It should and must be noted, however, that the instant proceeding does not involve the "avoiding" or "special" powers of a debtor in possession or bankruptcy trustee under, for example, 11 U.S.C. Sections 544, 545, 547, 548, or 552. The Bankruptcy Code generally does not grant the debtor in possession or bankruptcy trustee greater rights and powers under a contract than the debtor in possession or bankruptcy trustee had outside of bankruptcy. See, In re Nashville White Trucks, Inc., 5 B.R. 112, 117 (Bkrtcy.M.D.Tenn.1980); Schultz v. England, 106 F.2d 764 (9th Cir. 1939); Menear v. Morgantown Community Ass'n, 136 F. Supp. 292 (D.C.W.Va.1955), affirmed 235 F.2d 354; Creel v. Birmingham Trust Nat. Bank, 383 F. Supp. 871 (D.C.Ala.1974), affirmed 510 F.2d 1368; see also Schokbeton Industries, Inc. v. Schokbeton Products Corp., 466 F.2d 171 (4th Cir. 1972); cf. In re Cahokia Downs, Inc., 5 B.R. 529 (Bkrtcy.S. D.Ill.1980); In re Augustino Enterprises, Inc., 13 B.R. 210 (Bkrtcy.D.Mass.1981); 11 U.S.C. 105(a).
Under the circumstances and the proof presented at the hearing, the court finds nothing in the Bankruptcy Code which enlarges the rights of the DIP under the contract or which prevents the termination of the insurance under the policy's own cancellation provisions.[1] The court further finds that this is not an appropriate case to invoke injunctive relief under 11 U.S.C. Section 105(a) or other equitable principles as the DIP has other insurance available (although such other insurance may or may not be at a higher price).

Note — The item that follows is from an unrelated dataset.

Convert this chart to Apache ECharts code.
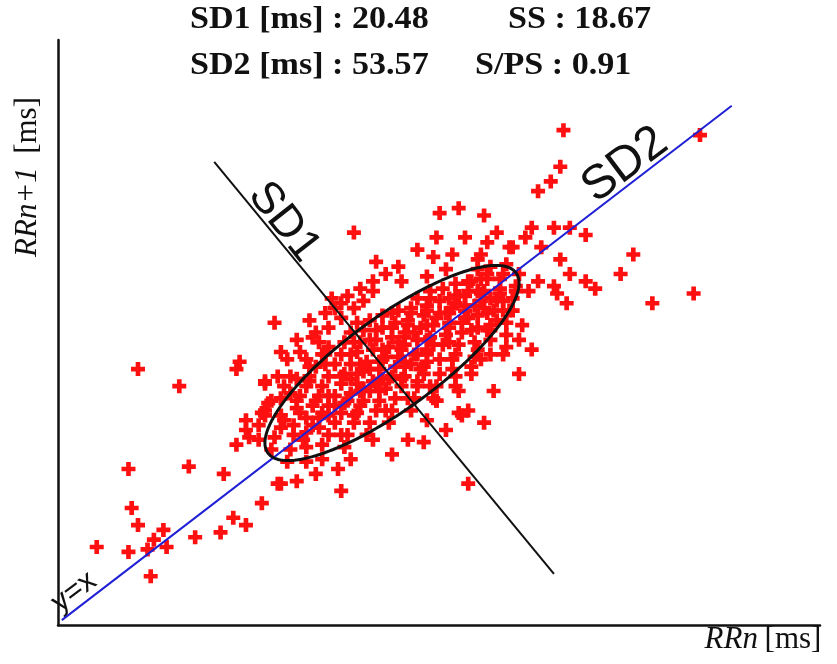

Based on the facts presented at the trial, the Court is further of the opinion that the provisions of 11 U.S.C. Section 363(l) do not apply here. The cancellation provision under the post-Chapter 11 policy relied upon by Glens Falls does not refer to insolvency or the financial condition of the DIP.
The Court also notes that a debtor in bankruptcy or bankruptcy trustee is not immunized from suit on a post-petition claim arising out of the operation of the debtor's business. 28 U.S.C. Section 1473(e). In such post-petition suits the debtor in possession or bankruptcy trustee generally is not granted greater rights and powers under a contract than the debtor in possession or bankruptcy trustee had outside of bankruptcy. See cases cited herein, supra.
IT IS ORDERED:
1. That the "Temporary Restraining Order" entered on February 10, 1982, by Judge Leffler[2] and extended by consent of the parties on February 19, 1982, be and it is hereby dissolved upon Glens Falls return of the premium.
2. That Glens Falls be and it is hereby authorized to cancel the post-Chapter 11 insurance policy in question upon its return of the full premium to the DIP.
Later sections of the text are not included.